When you say you set the "root" password, how did you do it? The administrator password you enter at install is NOT the root password, the root password is a different thing and can only be activated through a little fiddling around in the terminal.
If you ARE talking about the password you entered at setup, then that password is for the first user account created, an administrator account ... which should be in your name as you entered it in your personal details.

On the other hand, if you really ARE trying to carry out commands at the terminal as root (and to be honest, if you can't work out what your password is you really shouldn't be mucking around with root priviliges) then the most common method is to use the "sudo" command: enter your short username and user password. Or, you can use the "su" command and enter a root password ONLY if you've set up a root account. I'd suggest you do not try and operate as root unless you're DAMN sure you know what you're doing.

At the login window, use your name and password as you entered them at setup time.

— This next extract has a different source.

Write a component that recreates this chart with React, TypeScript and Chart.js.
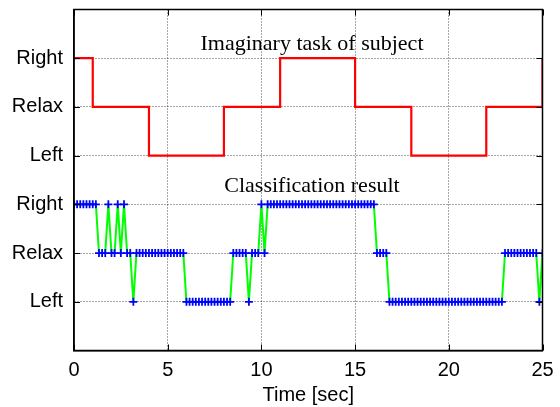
import React, { useEffect, useRef } from 'react';
import { Chart, registerables } from 'chart.js';

Chart.register(...registerables);

// ---- data ----
const yTickLabels = ['Left', 'Relax', 'Right', 'Left', 'Relax', 'Right'];
const xTickValues = [0, 5, 10, 15, 20, 25];
// task: 0 = Left, 1 = Relax, 2 = Right (plotted in upper band)
const taskTimes = [0, 1, 4, 8, 11, 15, 18, 22, 25];
const taskStates = [2, 1, 0, 1, 2, 1, 0, 1, 2];
// classification result, sampled every 1/6 s from 0 to 25 s
const sampleInterval = 1 / 6;
const resultStates = [
  2, 2, 2, 2, 2, 2, 2, 2, 1, 1, 1, 2, 1, 1, 2, 1, 2, 1, 1, 0,
  1, 1, 1, 1, 1, 1, 1, 1, 1, 1, 1, 1, 1, 1, 1, 1,
  0, 0, 0, 0, 0, 0, 0, 0, 0, 0, 0, 0, 0, 0, 0,
  1, 1, 1, 1, 1, 0, 1, 1, 1, 2, 1,
  2, 2, 2, 2, 2, 2, 2, 2, 2, 2, 2, 2, 2, 2, 2, 2, 2, 2, 2, 2,
  2, 2, 2, 2, 2, 2, 2, 2, 2, 2, 2, 2, 2, 2, 2,
  1, 1, 1, 1,
  0, 0, 0, 0, 0, 0, 0, 0, 0, 0, 0, 0, 0, 0, 0, 0, 0, 0, 0, 0,
  0, 0, 0, 0, 0, 0, 0, 0, 0, 0, 0, 0, 0, 0, 0, 0, 0,
  1, 1, 1, 1, 1, 1, 1, 1, 1, 1, 1, 0, 1,
];
const taskOffset = 3;
const taskTitle = 'Imaginary task of subject';
const resultTitle = 'Classification result';
const xTitle = 'Time [sec]';

const W = 560;
const H = 407;

const annotPlugin = {
  id: 'annot',
  afterDraw(chart: any) {
    const { ctx, chartArea, scales } = chart;
    const xs = scales.x;
    const ys = scales.y;
    ctx.save();
    // frame
    ctx.strokeStyle = '#000';
    ctx.lineWidth = 1.5;
    ctx.strokeRect(chartArea.left, chartArea.top, chartArea.right - chartArea.left, chartArea.bottom - chartArea.top);
    // inward tick marks
    ctx.lineWidth = 1;
    const tl = 6;
    xTickValues.forEach((v) => {
      const px = Math.round(xs.getPixelForValue(v)) + 0.5;
      ctx.beginPath();
      ctx.moveTo(px, chartArea.bottom);
      ctx.lineTo(px, chartArea.bottom - tl);
      ctx.moveTo(px, chartArea.top);
      ctx.lineTo(px, chartArea.top + tl);
      ctx.stroke();
    });
    yTickLabels.forEach((_, i) => {
      const py = Math.round(ys.getPixelForValue(i)) + 0.5;
      ctx.beginPath();
      ctx.moveTo(chartArea.left, py);
      ctx.lineTo(chartArea.left + tl, py);
      ctx.moveTo(chartArea.right, py);
      ctx.lineTo(chartArea.right - tl, py);
      ctx.stroke();
    });
    // titles inside plot
    ctx.fillStyle = '#000';
    ctx.font = '22px "Liberation Serif"';
    ctx.textAlign = 'center';
    ctx.textBaseline = 'alphabetic';
    ctx.fillText(taskTitle, xs.getPixelForValue(12.7), ys.getPixelForValue(5.17));
    ctx.fillText(resultTitle, xs.getPixelForValue(12.7), ys.getPixelForValue(2.25));
    ctx.restore();
  },
};

export default function App() {
  const ref = useRef<HTMLCanvasElement | null>(null);
  useEffect(() => {
    document.body.style.margin = '0';
    const canvas = ref.current!;
    const taskData = taskTimes.map((t, i) => ({ x: t, y: taskStates[i] + taskOffset }));
    const resultData = resultStates.map((s, i) => ({ x: i * sampleInterval, y: s }));
    const gridDot = 'rgba(0,0,0,0.7)';
    const chart = new Chart(canvas, {
      type: 'line',
      data: {
        datasets: [
          {
            data: taskData,
            borderColor: '#ff0000',
            borderWidth: 2.2,
            stepped: true,
            pointRadius: 0,
            fill: false,
          },
          {
            data: resultData,
            borderColor: '#00ff00',
            borderWidth: 2,
            pointStyle: 'cross',
            pointRadius: 4,
            pointBorderColor: '#0000ff',
            pointBackgroundColor: '#0000ff',
            pointBorderWidth: 1.8,
            fill: false,
          },
        ],
      },
      options: {
        responsive: false,
        animation: false,
        devicePixelRatio: 1,
        layout: { padding: { top: 9.5, right: 17.5, left: 0, bottom: 0 } },
        plugins: {
          legend: { display: false },
          tooltip: { enabled: false },
        },
        scales: {
          x: {
            type: 'linear',
            min: 0,
            max: 25,
            afterFit: (s: any) => {
              s.height = H - 350.5;
              s.paddingLeft = 0;
              s.paddingRight = 0;
            },
            ticks: {
              stepSize: 5,
              color: '#000',
              font: { family: '"Liberation Sans"', size: 20 },
              padding: 8,
              maxRotation: 0,
            },
            grid: {
              drawTicks: false,
              color: (c: any) => (c.tick && (c.tick.value === 0 || c.tick.value === 25) ? 'rgba(0,0,0,0)' : gridDot),
              lineWidth: 1,
            },
            border: { display: true, color: '#000', width: 1.5, dash: [1, 2] as any },
            title: {
              display: true,
              text: xTitle,
              color: '#000',
              font: { family: '"Liberation Sans"', size: 20 },
              padding: { top: 0, bottom: 0 },
            },
          },
          y: {
            type: 'linear',
            min: -1,
            max: 6,
            afterFit: (s: any) => {
              s.width = 74;
              s.paddingTop = 0;
              s.paddingBottom = 0;
            },
            ticks: {
              stepSize: 1,
              color: '#000',
              font: { family: '"Liberation Sans"', size: 20 },
              padding: 11,
              callback: (v: any) => (v >= 0 && v <= 5 ? yTickLabels[v] : ''),
            },
            grid: {
              drawTicks: false,
              color: (c: any) => (c.tick && c.tick.value >= 0 && c.tick.value <= 5 ? gridDot : 'rgba(0,0,0,0)'),
              lineWidth: 1,
            },
            border: { display: true, color: '#000', width: 1.5, dash: [1, 2] as any },
          },
        },
      },
      plugins: [annotPlugin],
    } as any);
    return () => chart.destroy();
  }, []);
  return (
    <div style={{ width: W, height: H }}>
      <canvas ref={ref} width={W} height={H} style={{ display: 'block', width: W, height: H }} />
    </div>
  );
}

If you're still stuck, let us know precisely:
- What you did; particularly how you 'set root' and what steps you took.
- What you're trying to do (you do NOT need a root account or password to operate Mac OS X. Period. I've been running mine for 17 months, and have installed all kinds of software, with nothing more than an admin account)
- Where you get stuck. At the terminal, or at the login window?


----------



## afrovisn (Feb 8, 2003)

Thanks for the advice. I established the root account by following the help directions ( which true to form can't be found now) That required me to establish a root account and password, which I did. In terminal this does work. sudo login root, etc is fine. But Im still get a lot of "permission Denied" pannels. Until I established the root account even ls ./ returned a Permisssion denied. Currently attempting to use Fink or install an eggdrop I get the same messages. I do not doubt your good faith or advice. Should I go back to the install CD and start from scratch? There was a lot of confussion when this box was first up dated 10>10.1> security update> etc until the current 10.2.2/3. By the way telnet and ftp also refuse me access with bad login pannels. I have been using the same username/password for 5 years now so doubt it is that.


----------



## afrovisn (Feb 8, 2003)

Just a follow up when I try root#/users/albert/_CFUserTextEncoding and hit enter I get /blah-blah-blah/: Permission Denied. That file contains 0:0 and can be opened in text edit. the same happens with the Admin user logged in. I have used that as a simple example only.


----------



## DMCrimson (Feb 8, 2003)

if you just tye in root#/users/albert/_CFUserTextEncoding  that'll yield you nothing
you should go in as follows: 'su root' (enter password when requested) and then 'cd /users/albert/' and then 'pico _CFUserTextEncoding' that should do it.


----------



## gatorparrots (Feb 9, 2003)

The usual lecture is "Don't enable root access. You don't need it and it is a security hazard anyway. There's a reason Apple shipped the OS with the root user disabled by default. Use the other (safer) facilities that are available like *sudo* or *sudo -s* for temporary root user access in the terminal, and Pseudo or Skeleton Key for similar temporary root user access in the GUI."


----------



## chabig (Feb 9, 2003)

Startup from your OS X install CD, then under the file menu, reset the password.


----------